[Start]

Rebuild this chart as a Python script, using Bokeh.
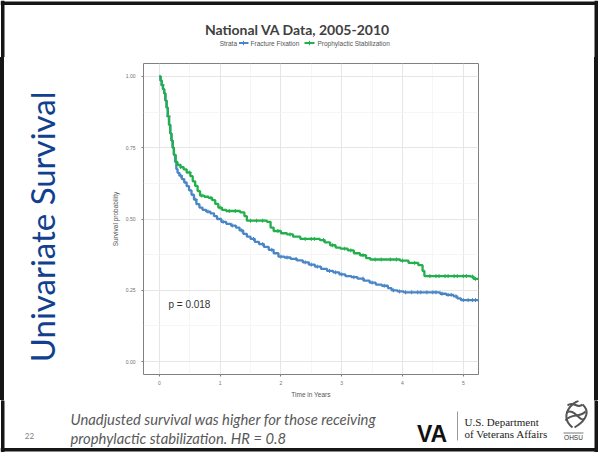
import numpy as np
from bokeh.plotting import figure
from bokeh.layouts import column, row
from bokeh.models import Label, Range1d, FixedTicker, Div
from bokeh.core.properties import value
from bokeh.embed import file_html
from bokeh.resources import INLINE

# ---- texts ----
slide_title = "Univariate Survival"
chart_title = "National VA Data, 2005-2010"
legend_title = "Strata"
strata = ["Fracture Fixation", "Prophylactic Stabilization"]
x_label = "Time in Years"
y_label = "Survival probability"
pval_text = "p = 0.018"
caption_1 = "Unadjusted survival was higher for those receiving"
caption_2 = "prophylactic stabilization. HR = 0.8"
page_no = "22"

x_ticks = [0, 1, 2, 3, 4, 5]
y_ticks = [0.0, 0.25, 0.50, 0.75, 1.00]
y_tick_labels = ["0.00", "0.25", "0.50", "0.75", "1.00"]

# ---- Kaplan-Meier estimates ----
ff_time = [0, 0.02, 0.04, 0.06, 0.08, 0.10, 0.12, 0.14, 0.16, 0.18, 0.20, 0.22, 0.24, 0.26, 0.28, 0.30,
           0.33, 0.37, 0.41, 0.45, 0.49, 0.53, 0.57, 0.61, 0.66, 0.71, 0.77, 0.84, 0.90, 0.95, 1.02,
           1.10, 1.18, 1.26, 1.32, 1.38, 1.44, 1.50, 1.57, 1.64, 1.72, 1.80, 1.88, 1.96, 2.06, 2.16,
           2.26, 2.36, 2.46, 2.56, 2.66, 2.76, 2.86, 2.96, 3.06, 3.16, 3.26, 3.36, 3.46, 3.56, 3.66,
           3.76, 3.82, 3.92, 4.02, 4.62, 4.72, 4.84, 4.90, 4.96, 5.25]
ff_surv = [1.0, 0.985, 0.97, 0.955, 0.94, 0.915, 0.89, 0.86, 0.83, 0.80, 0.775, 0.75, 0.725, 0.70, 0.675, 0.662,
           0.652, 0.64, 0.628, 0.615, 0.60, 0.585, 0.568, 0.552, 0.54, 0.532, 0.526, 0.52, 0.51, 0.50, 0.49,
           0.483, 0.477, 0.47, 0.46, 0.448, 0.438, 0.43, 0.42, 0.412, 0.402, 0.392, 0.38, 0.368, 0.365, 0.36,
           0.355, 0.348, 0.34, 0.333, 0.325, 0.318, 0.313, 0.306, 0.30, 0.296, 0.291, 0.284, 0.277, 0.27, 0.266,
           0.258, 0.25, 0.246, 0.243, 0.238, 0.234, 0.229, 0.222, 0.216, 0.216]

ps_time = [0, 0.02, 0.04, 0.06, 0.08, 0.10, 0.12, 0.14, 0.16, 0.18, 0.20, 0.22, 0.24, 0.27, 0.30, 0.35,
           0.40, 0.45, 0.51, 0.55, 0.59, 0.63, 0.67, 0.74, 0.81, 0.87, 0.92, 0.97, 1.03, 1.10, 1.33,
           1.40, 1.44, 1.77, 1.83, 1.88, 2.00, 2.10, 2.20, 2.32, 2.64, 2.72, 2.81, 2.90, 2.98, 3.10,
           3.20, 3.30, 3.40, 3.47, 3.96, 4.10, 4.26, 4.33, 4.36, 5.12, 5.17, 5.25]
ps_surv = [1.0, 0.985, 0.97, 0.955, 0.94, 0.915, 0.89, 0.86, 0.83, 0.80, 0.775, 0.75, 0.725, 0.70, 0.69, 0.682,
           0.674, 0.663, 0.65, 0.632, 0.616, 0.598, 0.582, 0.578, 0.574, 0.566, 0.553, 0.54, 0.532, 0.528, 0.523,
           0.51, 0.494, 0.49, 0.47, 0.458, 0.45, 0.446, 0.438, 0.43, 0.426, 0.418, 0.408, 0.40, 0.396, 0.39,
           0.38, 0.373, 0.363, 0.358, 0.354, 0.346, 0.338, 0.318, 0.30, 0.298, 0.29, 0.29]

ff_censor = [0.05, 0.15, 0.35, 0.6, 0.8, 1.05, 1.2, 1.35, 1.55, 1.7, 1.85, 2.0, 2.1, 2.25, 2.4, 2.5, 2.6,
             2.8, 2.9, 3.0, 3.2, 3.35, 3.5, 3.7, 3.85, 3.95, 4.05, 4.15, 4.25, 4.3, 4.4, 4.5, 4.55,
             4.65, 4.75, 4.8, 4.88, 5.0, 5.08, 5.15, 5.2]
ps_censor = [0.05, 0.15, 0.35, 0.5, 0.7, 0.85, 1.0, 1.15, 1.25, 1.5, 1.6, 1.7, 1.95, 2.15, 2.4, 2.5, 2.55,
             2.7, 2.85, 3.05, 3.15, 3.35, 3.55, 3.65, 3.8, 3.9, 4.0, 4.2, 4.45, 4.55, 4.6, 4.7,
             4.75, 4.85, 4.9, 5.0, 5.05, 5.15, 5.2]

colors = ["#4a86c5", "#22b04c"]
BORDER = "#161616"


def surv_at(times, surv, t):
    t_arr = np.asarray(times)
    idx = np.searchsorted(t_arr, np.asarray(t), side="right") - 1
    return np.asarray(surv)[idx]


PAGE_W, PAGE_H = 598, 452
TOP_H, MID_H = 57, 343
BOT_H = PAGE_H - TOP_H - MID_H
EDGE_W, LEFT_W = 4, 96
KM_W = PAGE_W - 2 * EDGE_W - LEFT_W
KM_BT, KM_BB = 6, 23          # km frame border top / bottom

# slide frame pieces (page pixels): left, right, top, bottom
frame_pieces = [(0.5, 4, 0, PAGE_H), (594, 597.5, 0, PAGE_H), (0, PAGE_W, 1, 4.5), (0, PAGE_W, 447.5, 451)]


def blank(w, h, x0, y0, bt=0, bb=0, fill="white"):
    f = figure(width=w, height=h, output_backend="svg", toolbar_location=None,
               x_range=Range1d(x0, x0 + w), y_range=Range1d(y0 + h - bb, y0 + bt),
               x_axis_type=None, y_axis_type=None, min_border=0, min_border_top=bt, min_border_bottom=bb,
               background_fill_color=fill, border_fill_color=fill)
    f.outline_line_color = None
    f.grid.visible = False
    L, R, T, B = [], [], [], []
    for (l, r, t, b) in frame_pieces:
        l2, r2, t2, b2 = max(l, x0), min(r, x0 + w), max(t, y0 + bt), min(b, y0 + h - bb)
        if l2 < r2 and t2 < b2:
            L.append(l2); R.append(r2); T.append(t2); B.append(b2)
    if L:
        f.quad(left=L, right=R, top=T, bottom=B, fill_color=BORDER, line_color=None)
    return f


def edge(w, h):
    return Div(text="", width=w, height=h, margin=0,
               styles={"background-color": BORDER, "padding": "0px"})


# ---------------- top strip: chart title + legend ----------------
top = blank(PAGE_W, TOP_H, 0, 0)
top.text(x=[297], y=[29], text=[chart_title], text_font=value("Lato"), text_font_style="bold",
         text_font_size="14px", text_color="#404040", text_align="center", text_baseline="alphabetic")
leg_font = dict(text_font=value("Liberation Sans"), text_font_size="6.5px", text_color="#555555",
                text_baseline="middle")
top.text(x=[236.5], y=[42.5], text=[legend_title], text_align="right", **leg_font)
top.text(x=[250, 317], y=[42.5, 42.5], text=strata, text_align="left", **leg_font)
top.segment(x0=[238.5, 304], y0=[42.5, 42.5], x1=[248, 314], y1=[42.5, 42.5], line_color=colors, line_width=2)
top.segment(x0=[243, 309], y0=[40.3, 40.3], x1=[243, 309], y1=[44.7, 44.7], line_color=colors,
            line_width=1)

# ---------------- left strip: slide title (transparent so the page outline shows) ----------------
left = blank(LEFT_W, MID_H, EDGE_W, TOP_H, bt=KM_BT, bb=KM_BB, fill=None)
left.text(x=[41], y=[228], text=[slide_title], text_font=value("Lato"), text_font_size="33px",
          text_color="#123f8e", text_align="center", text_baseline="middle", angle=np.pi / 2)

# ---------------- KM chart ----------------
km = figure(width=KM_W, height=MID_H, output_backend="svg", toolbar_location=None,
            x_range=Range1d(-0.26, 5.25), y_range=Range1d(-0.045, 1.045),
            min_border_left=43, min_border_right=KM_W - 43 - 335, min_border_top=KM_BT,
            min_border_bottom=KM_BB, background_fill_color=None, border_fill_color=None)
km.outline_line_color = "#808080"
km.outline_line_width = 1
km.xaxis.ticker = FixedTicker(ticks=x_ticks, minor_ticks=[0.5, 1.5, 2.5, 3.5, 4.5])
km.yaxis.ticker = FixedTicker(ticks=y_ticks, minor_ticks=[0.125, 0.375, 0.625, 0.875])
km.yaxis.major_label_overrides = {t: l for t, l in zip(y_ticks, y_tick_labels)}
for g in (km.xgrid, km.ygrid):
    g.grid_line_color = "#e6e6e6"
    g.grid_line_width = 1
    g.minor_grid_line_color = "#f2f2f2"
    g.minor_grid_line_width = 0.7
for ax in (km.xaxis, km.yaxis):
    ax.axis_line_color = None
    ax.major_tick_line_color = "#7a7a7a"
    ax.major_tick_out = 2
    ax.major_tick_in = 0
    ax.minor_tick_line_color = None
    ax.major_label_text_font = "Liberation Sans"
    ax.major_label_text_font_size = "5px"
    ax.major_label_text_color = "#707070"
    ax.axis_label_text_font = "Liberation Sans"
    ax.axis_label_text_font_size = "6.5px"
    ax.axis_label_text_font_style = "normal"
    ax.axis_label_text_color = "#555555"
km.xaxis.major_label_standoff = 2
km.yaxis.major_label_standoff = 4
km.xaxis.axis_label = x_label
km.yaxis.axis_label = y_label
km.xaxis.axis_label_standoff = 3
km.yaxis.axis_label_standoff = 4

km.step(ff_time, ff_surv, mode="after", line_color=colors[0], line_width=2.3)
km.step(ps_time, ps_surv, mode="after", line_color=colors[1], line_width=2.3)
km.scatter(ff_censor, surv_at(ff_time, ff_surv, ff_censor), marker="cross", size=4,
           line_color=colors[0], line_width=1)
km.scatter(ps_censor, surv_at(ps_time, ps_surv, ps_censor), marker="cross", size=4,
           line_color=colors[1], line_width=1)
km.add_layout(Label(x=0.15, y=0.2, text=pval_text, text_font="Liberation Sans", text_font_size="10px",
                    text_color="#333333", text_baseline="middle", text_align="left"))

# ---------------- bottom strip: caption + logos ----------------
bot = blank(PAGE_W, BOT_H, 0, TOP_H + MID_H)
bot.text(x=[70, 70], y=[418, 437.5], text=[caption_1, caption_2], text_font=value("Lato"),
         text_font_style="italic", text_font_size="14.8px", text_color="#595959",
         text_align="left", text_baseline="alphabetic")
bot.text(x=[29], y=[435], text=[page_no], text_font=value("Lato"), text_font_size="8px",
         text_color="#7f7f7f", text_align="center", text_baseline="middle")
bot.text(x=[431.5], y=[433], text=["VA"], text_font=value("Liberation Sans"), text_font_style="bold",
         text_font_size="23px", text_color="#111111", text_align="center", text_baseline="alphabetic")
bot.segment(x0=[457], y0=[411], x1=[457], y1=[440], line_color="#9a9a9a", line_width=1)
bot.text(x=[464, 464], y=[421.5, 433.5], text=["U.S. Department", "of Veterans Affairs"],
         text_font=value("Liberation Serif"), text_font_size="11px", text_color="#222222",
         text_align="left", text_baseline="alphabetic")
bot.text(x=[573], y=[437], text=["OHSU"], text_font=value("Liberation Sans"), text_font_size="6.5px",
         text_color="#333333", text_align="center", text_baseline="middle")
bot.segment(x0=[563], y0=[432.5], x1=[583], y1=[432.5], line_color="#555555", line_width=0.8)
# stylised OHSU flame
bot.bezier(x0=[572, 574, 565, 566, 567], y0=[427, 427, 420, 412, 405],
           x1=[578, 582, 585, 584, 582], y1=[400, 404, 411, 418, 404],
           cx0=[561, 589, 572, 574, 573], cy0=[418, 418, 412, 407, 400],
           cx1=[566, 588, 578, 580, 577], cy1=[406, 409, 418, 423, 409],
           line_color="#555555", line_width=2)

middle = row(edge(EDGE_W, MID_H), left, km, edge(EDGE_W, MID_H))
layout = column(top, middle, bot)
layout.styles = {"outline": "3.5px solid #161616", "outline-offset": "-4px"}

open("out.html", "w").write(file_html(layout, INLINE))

[End]

What is needed: Return, unchanged, the lines from the first line of the material through the line that holds "from bokeh.resources import INLINE", inclusive, omitting pictures.

Written solution:
Rebuild this chart as a Python script, using Bokeh.
import numpy as np
from bokeh.plotting import figure
from bokeh.layouts import column, row
from bokeh.models import Label, Range1d, FixedTicker, Div
from bokeh.core.properties import value
from bokeh.embed import file_html
from bokeh.resources import INLINE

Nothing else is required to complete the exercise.